_Brief:_ Print the lines of the listing below verbatim from its first line through the line bearing "const px = (i, off)". Any pictures are to be omitted.

☆ ☆ ☆

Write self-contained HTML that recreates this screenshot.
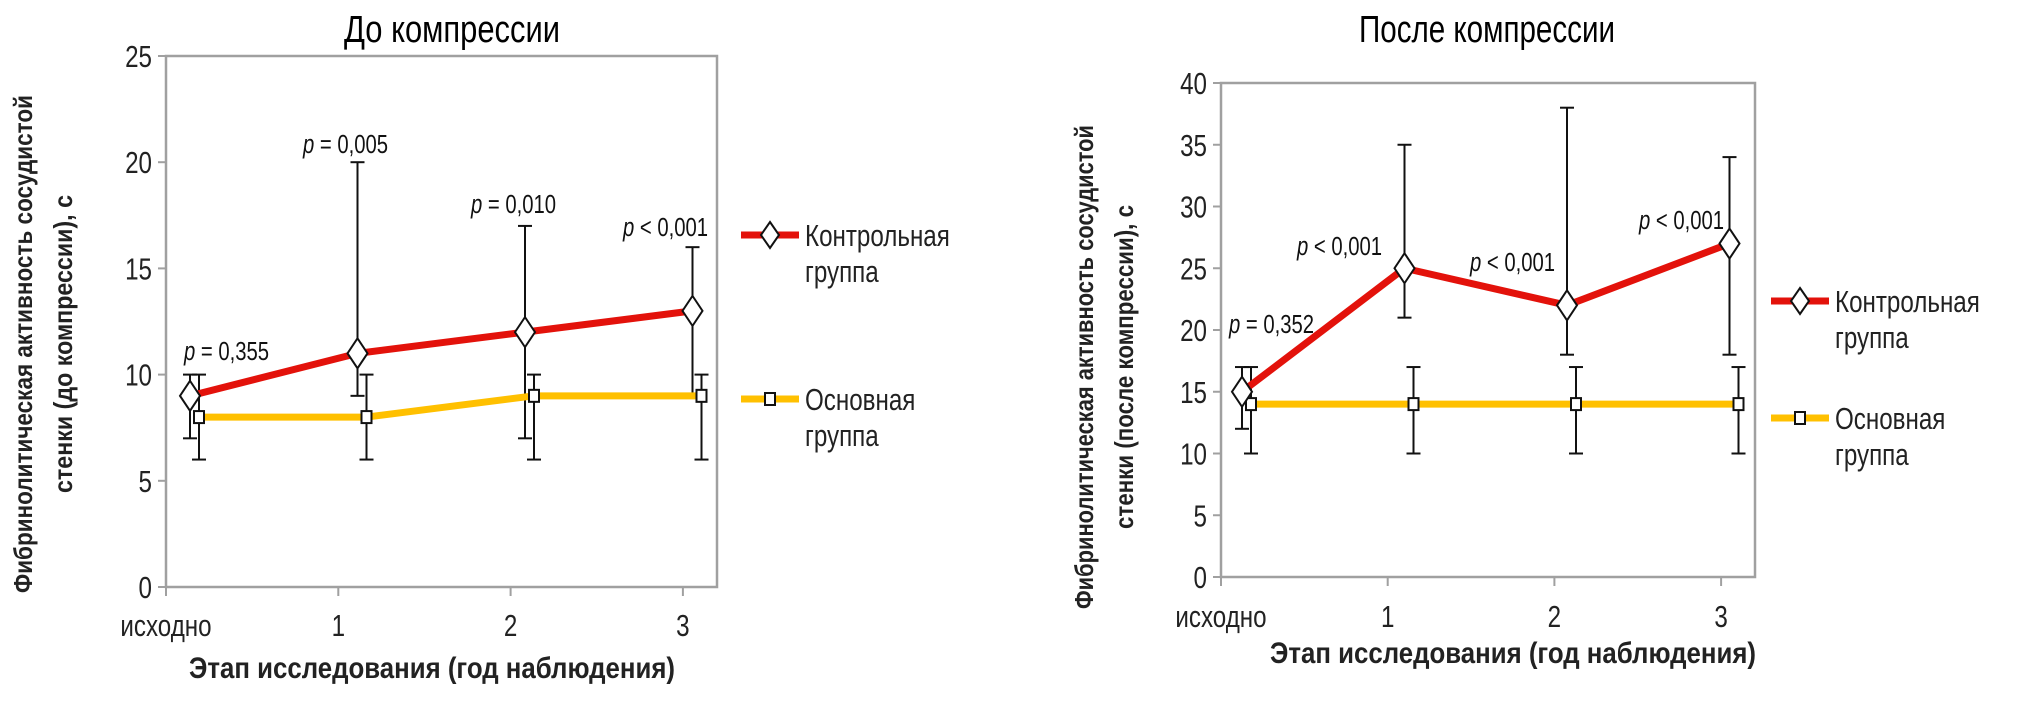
<!DOCTYPE html>
<html><head><meta charset="utf-8"><style>
html,body{margin:0;padding:0;background:#fff;}
svg{display:block;font-family:"Liberation Sans","DejaVu Sans",sans-serif;}
</style></head><body>
<svg id="svg" width="2019" height="701" viewBox="0 0 2019 701" xmlns="http://www.w3.org/2000/svg"></svg>
<script>
const categories = ["исходно","1","2","3"];
const c1Control = [9,11,12,13];
const c1ControlLow = [7,9,7,9];
const c1ControlHigh = [10,20,17,16];
const c1Main = [8,8,9,9];
const c1MainLow = [6,6,6,6];
const c1MainHigh = [10,10,10,10];
const c1Ticks = [0,5,10,15,20,25];
const c1P = ["p = 0,355","p = 0,005","p = 0,010","p < 0,001"];

const c2Control = [15,25,22,27];
const c2ControlLow = [12,21,18,18];
const c2ControlHigh = [17,35,38,34];
const c2Main = [14,14,14,14];
const c2MainLow = [10,10,10,10];
const c2MainHigh = [17,17,17,17];
const c2Ticks = [0,5,10,15,20,25,30,35,40];
const c2P = ["p = 0,352","p < 0,001","p < 0,001","p < 0,001"];

const svg = document.getElementById('svg');
const NS = "http://www.w3.org/2000/svg";
function el(tag, attrs, parent){
  const e = document.createElementNS(NS, tag);
  for (const k in attrs) e.setAttribute(k, attrs[k]);
  (parent||svg).appendChild(e);
  return e;
}
// condensed text: placed at (x,y), scaled horizontally
function ctxt(str, x, y, size, anchor, parent, extra){
  const a = Object.assign({transform:`translate(${x},${y}) scale(0.78,1)`, x:0, y:0, 'font-size':size, 'text-anchor':anchor||'start', fill:'#222'}, extra||{});
  const t = el('text', a, parent);
  t.textContent = str;
  return t;
}

function drawChart(cfg){
  const g = el('g', {});
  
  
  const L=cfg.left, R=cfg.right, T=cfg.top, B=cfg.bottom, maxV=cfg.max;
  const y = v => B - (B - T) * v / maxV;
  const tickX = i => L + (cfg.tickStep) * i;
  const px = (i, off) => cfg.pointStart + cfg.pointStep * i + off;

  const frame = el('rect', {x:L, y:T, width:R-L, height:B-T, fill:'none', stroke:'#a0a0a0', 'stroke-width':2.5}, g);
  
  

  cfg.ticks.forEach(v => {
    const tk = el('line', {x1:L-8, x2:L, y1:y(v), y2:y(v), stroke:'#a0a0a0', 'stroke-width':2}, g);
    
    
    const lb = ctxt(String(v), L-14, y(v)+11, 31, 'end', g);
    
    
  });
  categories.forEach((c, i) => {
    const tk = el('line', {x1:tickX(i), x2:tickX(i), y1:B, y2:B+9, stroke:'#a0a0a0', 'stroke-width':2}, g);
    
    
    const lb = ctxt(c, tickX(i), cfg.xLabelY, 31, 'middle', g);
    
    
  });

  function errBars(lo, hi, off, nm){
    lo.forEach((l, i) => {
      const x = px(i, off);
      const e = el('g', {stroke:'#111', 'stroke-width':2}, g);
      
      
      el('line', {x1:x, x2:x, y1:y(l), y2:y(hi[i])}, e);
      el('line', {x1:x-7, x2:x+7, y1:y(l), y2:y(l)}, e);
      el('line', {x1:x-7, x2:x+7, y1:y(hi[i]), y2:y(hi[i])}, e);
    });
  }
  errBars(cfg.controlLow, cfg.controlHigh, 0, 'control-error-bar');
  errBars(cfg.mainLow, cfg.mainHigh, cfg.mainOff, 'main-error-bar');

  const mainLine = el('polyline', {points: cfg.main.map((v,i)=>px(i,cfg.mainOff)+','+y(v)).join(' '), fill:'none', stroke:'#ffc000', 'stroke-width':7, 'stroke-linejoin':'round'}, g);
  
  
  const ctrlLine = el('polyline', {points: cfg.control.map((v,i)=>px(i,0)+','+y(v)).join(' '), fill:'none', stroke:'#e3120b', 'stroke-width':7, 'stroke-linejoin':'round'}, g);
  
  

  cfg.main.forEach((v,i) => {
    const x = px(i, cfg.mainOff);
    const m = el('rect', {x:x-5, y:y(v)-6, width:10, height:12, fill:'#fff', stroke:'#111', 'stroke-width':2}, g);
    
    
  });
  cfg.control.forEach((v,i) => {
    const x = px(i, 0), yy = y(v);
    const m = el('polygon', {points:`${x},${yy-15} ${x+10},${yy} ${x},${yy+15} ${x-10},${yy}`, fill:'#fff', stroke:'#111', 'stroke-width':2}, g);
    
    
  });

  cfg.pLabels.forEach((p, i) => {
    const t = ctxt('', cfg.pPos[i][0], cfg.pPos[i][1]+2, 26, 'start', g, {fill:'#111'});
    
    
    const a = document.createElementNS(NS,'tspan'); a.setAttribute('font-style','italic'); a.textContent='p'; t.appendChild(a);
    const b = document.createElementNS(NS,'tspan'); b.textContent = p.slice(1); t.appendChild(b);
  });

  const title = el('text', {x:cfg.titleX, y:42, 'text-anchor':'middle', 'font-size':38, fill:'#000', textLength:cfg.titleW, lengthAdjust:'spacingAndGlyphs'}, g);
  title.textContent = cfg.title;
  
  

  const xt = el('text', {x:cfg.xTitleX, y:cfg.xTitleY, 'text-anchor':'middle', 'font-size':30, 'font-weight':'bold', fill:'#222', textLength:486, lengthAdjust:'spacingAndGlyphs'}, g);
  xt.textContent = 'Этап исследования (год наблюдения)';
  
  

  const yt = el('g', {transform:`translate(${cfg.yTitleX},${cfg.yTitleY}) rotate(-90)`}, g);
  
  
  const y1 = el('text', {x:0, y:0, 'text-anchor':'middle', 'font-size':26, 'font-weight':'bold', fill:'#222', textLength:cfg.yLen1, lengthAdjust:'spacingAndGlyphs'}, yt);
  y1.textContent = 'Фибринолитическая активность сосудистой';
  const y2 = el('text', {x:0, y:40, 'text-anchor':'middle', 'font-size':26, 'font-weight':'bold', fill:'#222', textLength:cfg.yLen2, lengthAdjust:'spacingAndGlyphs'}, yt);
  y2.textContent = cfg.yLine2;

  const lg = el('g', {}, g);
  
  
  const lx = cfg.legX;
  const e1 = el('g', {}, lg);
  
  
  el('line', {x1:lx, x2:lx+58, y1:cfg.legY1, y2:cfg.legY1, stroke:'#e3120b', 'stroke-width':7}, e1);
  el('polygon', {points:`${lx+29},${cfg.legY1-13} ${lx+38},${cfg.legY1} ${lx+29},${cfg.legY1+13} ${lx+20},${cfg.legY1}`, fill:'#fff', stroke:'#111', 'stroke-width':2}, e1);
  ctxt('Контрольная', lx+64, cfg.legY1+11, 31, 'start', e1);
  ctxt('группа', lx+64, cfg.legY1+47, 31, 'start', e1);
  const e2 = el('g', {}, lg);
  
  
  el('line', {x1:lx, x2:lx+58, y1:cfg.legY2, y2:cfg.legY2, stroke:'#ffc000', 'stroke-width':7}, e2);
  el('rect', {x:lx+24, y:cfg.legY2-6, width:10, height:12, fill:'#fff', stroke:'#111', 'stroke-width':2}, e2);
  ctxt('Основная', lx+64, cfg.legY2+11, 31, 'start', e2);
  ctxt('группа', lx+64, cfg.legY2+47, 31, 'start', e2);
}

drawChart({
  name:'chart-before-compression', left:166, right:717, top:56, bottom:587, max:25,
  tickStep:172.3, pointStart:190, pointStep:167.5, mainOff:9, xLabelY:636,
  ticks:c1Ticks, control:c1Control, controlLow:c1ControlLow, controlHigh:c1ControlHigh,
  main:c1Main, mainLow:c1MainLow, mainHigh:c1MainHigh, pLabels:c1P,
  pPos:[[184,358],[303,151],[471,211],[623,234]],
  title:'До компрессии', titleX:452, titleW:216,
  xTitleX:432, xTitleY:678, yTitleX:32, yTitleY:344, yLen1:498, yLen2:298,
  yLine2:'стенки (до компрессии), с',
  legX:741, legY1:235, legY2:399
});
drawChart({
  name:'chart-after-compression', left:1221, right:1755, top:83, bottom:577, max:40,
  tickStep:166.7, pointStart:1242, pointStep:162.5, mainOff:9, xLabelY:627,
  ticks:c2Ticks, control:c2Control, controlLow:c2ControlLow, controlHigh:c2ControlHigh,
  main:c2Main, mainLow:c2MainLow, mainHigh:c2MainHigh, pLabels:c2P,
  pPos:[[1229,331],[1297,253],[1470,269],[1639,227]],
  title:'После компрессии', titleX:1487, titleW:256,
  xTitleX:1513, xTitleY:663, yTitleX:1093, yTitleY:367, yLen1:484, yLen2:324,
  yLine2:'стенки (после компрессии), с',
  legX:1771, legY1:301, legY2:418
});
</script>
</body></html>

☆ ☆ ☆

_Correct response:_
Write self-contained HTML that recreates this screenshot.
<!DOCTYPE html>
<html><head><meta charset="utf-8"><style>
html,body{margin:0;padding:0;background:#fff;}
svg{display:block;font-family:"Liberation Sans","DejaVu Sans",sans-serif;}
</style></head><body>
<svg id="svg" width="2019" height="701" viewBox="0 0 2019 701" xmlns="http://www.w3.org/2000/svg"></svg>
<script>
const categories = ["исходно","1","2","3"];
const c1Control = [9,11,12,13];
const c1ControlLow = [7,9,7,9];
const c1ControlHigh = [10,20,17,16];
const c1Main = [8,8,9,9];
const c1MainLow = [6,6,6,6];
const c1MainHigh = [10,10,10,10];
const c1Ticks = [0,5,10,15,20,25];
const c1P = ["p = 0,355","p = 0,005","p = 0,010","p < 0,001"];

const c2Control = [15,25,22,27];
const c2ControlLow = [12,21,18,18];
const c2ControlHigh = [17,35,38,34];
const c2Main = [14,14,14,14];
const c2MainLow = [10,10,10,10];
const c2MainHigh = [17,17,17,17];
const c2Ticks = [0,5,10,15,20,25,30,35,40];
const c2P = ["p = 0,352","p < 0,001","p < 0,001","p < 0,001"];

const svg = document.getElementById('svg');
const NS = "http://www.w3.org/2000/svg";
function el(tag, attrs, parent){
  const e = document.createElementNS(NS, tag);
  for (const k in attrs) e.setAttribute(k, attrs[k]);
  (parent||svg).appendChild(e);
  return e;
}
// condensed text: placed at (x,y), scaled horizontally
function ctxt(str, x, y, size, anchor, parent, extra){
  const a = Object.assign({transform:`translate(${x},${y}) scale(0.78,1)`, x:0, y:0, 'font-size':size, 'text-anchor':anchor||'start', fill:'#222'}, extra||{});
  const t = el('text', a, parent);
  t.textContent = str;
  return t;
}

function drawChart(cfg){
  const g = el('g', {});
  
  
  const L=cfg.left, R=cfg.right, T=cfg.top, B=cfg.bottom, maxV=cfg.max;
  const y = v => B - (B - T) * v / maxV;
  const tickX = i => L + (cfg.tickStep) * i;
  const px = (i, off) => cfg.pointStart + cfg.pointStep * i + off;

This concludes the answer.